**Description of the task**
Find the word "this" in the records below. List each line containing it.

— START OF Data lines —

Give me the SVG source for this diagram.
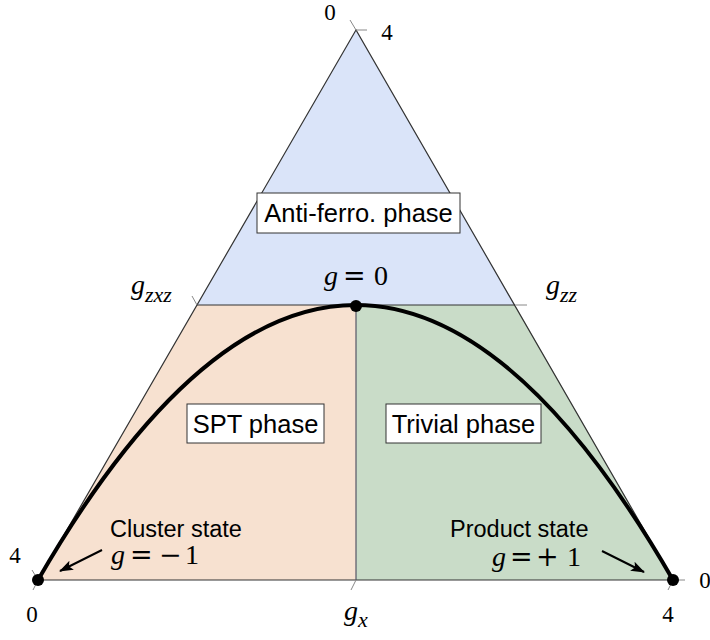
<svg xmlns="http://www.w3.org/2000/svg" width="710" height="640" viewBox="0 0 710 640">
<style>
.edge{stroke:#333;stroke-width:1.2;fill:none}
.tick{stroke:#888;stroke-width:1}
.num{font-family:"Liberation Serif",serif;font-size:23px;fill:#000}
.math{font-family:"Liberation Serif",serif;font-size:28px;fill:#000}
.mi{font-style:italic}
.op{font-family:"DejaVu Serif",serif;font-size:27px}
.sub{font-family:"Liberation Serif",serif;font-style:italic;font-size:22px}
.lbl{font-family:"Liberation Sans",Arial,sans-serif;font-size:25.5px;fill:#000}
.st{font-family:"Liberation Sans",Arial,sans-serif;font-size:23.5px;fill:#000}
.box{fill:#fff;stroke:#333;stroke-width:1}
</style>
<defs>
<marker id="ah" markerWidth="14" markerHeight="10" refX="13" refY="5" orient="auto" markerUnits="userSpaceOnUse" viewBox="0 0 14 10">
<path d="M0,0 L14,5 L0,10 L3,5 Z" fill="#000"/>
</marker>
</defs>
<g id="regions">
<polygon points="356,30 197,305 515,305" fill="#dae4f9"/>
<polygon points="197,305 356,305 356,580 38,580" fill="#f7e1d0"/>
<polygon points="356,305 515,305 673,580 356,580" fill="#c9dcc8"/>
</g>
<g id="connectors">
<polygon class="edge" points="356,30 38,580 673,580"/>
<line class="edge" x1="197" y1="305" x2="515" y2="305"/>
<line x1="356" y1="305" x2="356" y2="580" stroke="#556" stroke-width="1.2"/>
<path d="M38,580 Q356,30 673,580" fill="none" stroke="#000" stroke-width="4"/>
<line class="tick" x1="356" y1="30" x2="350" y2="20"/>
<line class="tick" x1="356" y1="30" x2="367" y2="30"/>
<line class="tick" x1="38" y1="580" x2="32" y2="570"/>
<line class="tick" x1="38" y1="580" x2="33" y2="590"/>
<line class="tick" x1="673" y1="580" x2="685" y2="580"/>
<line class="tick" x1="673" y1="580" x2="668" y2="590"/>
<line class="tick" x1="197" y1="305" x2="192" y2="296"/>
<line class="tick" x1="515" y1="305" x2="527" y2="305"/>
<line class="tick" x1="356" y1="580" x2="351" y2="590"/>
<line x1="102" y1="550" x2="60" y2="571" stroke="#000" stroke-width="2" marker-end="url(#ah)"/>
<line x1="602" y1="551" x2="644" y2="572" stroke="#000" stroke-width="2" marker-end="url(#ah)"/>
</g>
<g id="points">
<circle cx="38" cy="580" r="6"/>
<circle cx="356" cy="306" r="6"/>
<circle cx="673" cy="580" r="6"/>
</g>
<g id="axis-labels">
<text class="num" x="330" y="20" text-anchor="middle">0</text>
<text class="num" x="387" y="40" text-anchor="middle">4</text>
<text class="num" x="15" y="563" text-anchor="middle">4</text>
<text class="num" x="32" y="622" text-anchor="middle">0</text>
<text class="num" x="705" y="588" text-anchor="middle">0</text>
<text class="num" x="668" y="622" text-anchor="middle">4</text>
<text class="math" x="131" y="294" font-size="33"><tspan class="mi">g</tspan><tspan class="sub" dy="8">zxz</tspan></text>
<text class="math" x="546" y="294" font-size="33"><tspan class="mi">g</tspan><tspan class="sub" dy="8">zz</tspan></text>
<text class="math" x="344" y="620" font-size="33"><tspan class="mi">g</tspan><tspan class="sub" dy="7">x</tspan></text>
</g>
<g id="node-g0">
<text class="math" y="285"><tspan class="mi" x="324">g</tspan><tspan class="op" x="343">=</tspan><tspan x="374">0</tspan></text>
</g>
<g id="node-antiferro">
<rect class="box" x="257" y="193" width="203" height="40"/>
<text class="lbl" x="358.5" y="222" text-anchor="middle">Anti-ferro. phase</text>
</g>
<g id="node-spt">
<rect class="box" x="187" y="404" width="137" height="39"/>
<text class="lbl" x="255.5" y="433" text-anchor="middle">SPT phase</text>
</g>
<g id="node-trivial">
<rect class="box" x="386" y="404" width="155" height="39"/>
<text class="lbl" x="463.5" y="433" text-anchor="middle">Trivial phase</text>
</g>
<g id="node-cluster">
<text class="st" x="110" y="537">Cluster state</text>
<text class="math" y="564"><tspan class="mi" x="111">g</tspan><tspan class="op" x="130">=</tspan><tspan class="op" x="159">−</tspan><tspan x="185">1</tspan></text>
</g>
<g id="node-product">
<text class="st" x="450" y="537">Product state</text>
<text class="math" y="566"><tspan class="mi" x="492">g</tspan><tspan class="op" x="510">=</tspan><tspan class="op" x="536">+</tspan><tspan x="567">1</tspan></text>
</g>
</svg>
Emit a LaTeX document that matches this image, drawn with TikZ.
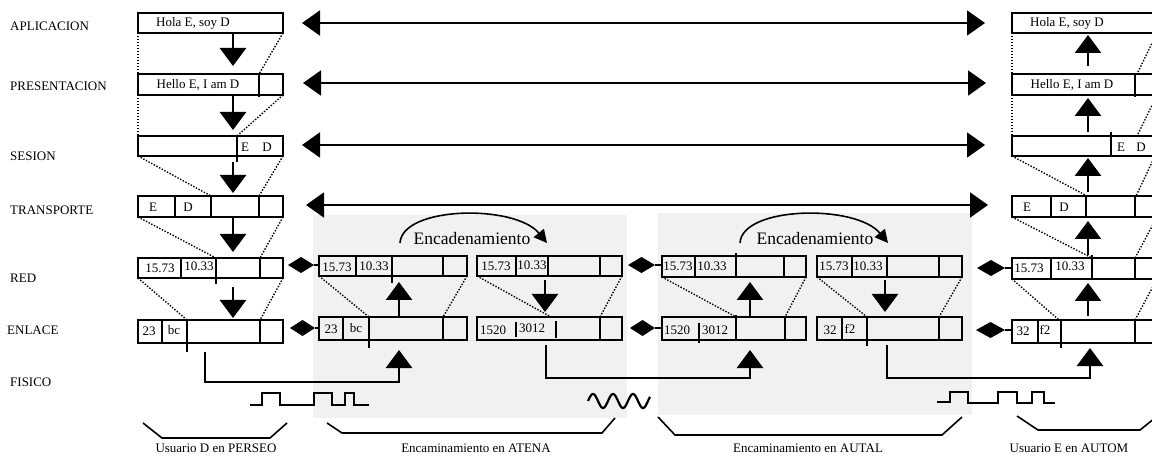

— END OF Data lines —

**Solved exercise**
Give me the SVG source for this diagram.
Emit a LaTeX document that matches this image, drawn with TikZ.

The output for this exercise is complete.